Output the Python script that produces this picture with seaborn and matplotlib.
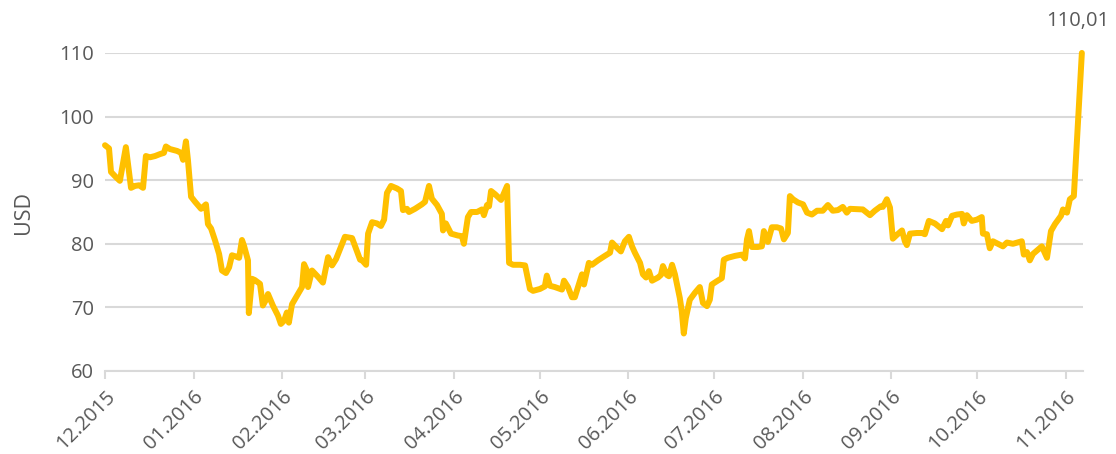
* * *
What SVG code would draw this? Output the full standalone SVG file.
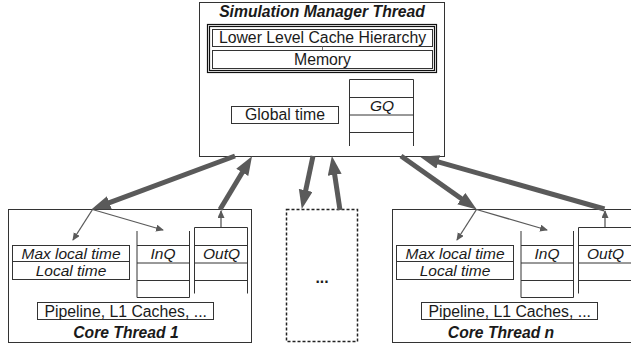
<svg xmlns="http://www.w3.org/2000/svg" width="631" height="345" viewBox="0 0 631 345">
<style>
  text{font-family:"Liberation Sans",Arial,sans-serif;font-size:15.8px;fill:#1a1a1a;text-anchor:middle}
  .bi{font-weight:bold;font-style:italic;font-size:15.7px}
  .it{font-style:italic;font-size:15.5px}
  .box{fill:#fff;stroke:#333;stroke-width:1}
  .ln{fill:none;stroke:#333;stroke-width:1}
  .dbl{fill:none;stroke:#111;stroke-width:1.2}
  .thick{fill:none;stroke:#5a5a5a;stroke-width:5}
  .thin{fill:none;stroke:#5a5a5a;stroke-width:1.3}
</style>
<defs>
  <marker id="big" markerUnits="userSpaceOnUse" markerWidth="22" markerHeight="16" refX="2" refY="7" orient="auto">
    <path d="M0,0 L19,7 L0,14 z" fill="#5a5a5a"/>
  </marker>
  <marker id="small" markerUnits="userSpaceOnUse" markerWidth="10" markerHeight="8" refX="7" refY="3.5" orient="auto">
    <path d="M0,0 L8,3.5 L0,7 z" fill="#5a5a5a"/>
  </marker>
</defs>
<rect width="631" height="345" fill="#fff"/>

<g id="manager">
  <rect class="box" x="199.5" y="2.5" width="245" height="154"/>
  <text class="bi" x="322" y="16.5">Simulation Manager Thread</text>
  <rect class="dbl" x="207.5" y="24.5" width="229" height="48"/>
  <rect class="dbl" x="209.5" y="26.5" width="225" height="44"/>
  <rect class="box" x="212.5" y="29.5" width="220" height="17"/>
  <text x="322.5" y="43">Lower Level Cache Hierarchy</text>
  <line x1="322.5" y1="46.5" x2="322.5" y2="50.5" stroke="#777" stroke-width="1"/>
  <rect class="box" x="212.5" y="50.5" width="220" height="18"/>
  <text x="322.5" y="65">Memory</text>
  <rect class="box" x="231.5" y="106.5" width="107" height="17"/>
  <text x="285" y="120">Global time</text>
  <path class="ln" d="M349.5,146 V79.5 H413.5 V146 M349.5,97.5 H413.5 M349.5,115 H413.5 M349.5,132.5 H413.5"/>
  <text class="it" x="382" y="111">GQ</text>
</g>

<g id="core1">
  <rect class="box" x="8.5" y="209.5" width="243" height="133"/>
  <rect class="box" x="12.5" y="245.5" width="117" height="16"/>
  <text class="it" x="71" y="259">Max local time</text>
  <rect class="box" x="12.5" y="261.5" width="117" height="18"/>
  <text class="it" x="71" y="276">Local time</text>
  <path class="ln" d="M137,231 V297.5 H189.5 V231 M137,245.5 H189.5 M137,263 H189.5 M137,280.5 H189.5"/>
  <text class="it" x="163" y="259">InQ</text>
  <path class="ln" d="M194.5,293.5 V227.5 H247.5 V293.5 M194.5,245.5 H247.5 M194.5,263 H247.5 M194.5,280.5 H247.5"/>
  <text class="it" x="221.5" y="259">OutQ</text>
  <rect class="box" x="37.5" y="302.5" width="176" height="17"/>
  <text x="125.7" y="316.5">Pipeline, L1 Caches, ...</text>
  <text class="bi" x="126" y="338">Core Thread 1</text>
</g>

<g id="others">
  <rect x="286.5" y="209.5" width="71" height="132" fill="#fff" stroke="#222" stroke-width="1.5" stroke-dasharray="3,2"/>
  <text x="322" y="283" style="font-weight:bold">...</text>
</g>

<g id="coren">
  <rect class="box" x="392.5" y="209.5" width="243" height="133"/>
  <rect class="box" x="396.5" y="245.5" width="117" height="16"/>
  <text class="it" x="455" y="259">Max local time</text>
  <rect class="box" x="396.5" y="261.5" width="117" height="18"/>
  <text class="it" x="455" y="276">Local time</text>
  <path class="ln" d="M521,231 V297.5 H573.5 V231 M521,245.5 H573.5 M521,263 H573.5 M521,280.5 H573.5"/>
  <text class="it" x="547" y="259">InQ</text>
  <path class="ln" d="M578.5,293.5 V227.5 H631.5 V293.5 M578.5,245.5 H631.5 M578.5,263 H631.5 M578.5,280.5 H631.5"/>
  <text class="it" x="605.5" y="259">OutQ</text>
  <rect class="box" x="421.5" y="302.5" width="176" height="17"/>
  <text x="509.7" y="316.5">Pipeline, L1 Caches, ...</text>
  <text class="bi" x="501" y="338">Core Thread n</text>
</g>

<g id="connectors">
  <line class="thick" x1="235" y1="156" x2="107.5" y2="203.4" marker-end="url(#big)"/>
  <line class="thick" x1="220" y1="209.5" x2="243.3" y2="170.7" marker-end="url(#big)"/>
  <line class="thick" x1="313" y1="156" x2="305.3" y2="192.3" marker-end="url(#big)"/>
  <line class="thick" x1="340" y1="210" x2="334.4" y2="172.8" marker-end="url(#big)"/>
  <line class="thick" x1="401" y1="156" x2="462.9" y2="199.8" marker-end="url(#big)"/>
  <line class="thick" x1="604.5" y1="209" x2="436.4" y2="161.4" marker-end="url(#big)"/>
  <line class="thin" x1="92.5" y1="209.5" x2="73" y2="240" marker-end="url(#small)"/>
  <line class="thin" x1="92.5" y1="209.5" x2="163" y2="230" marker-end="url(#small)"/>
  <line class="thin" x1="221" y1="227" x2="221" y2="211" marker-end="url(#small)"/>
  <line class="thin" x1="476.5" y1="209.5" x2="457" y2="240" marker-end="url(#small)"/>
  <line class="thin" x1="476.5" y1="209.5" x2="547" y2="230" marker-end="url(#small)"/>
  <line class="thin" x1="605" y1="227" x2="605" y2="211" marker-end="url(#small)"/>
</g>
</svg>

> _Exercise goal_
Copy every line of the listing that includes the string "Output".

> _Result of this task_
Output the Python script that produces this picture with seaborn and matplotlib.
What SVG code would draw this? Output the full standalone SVG file.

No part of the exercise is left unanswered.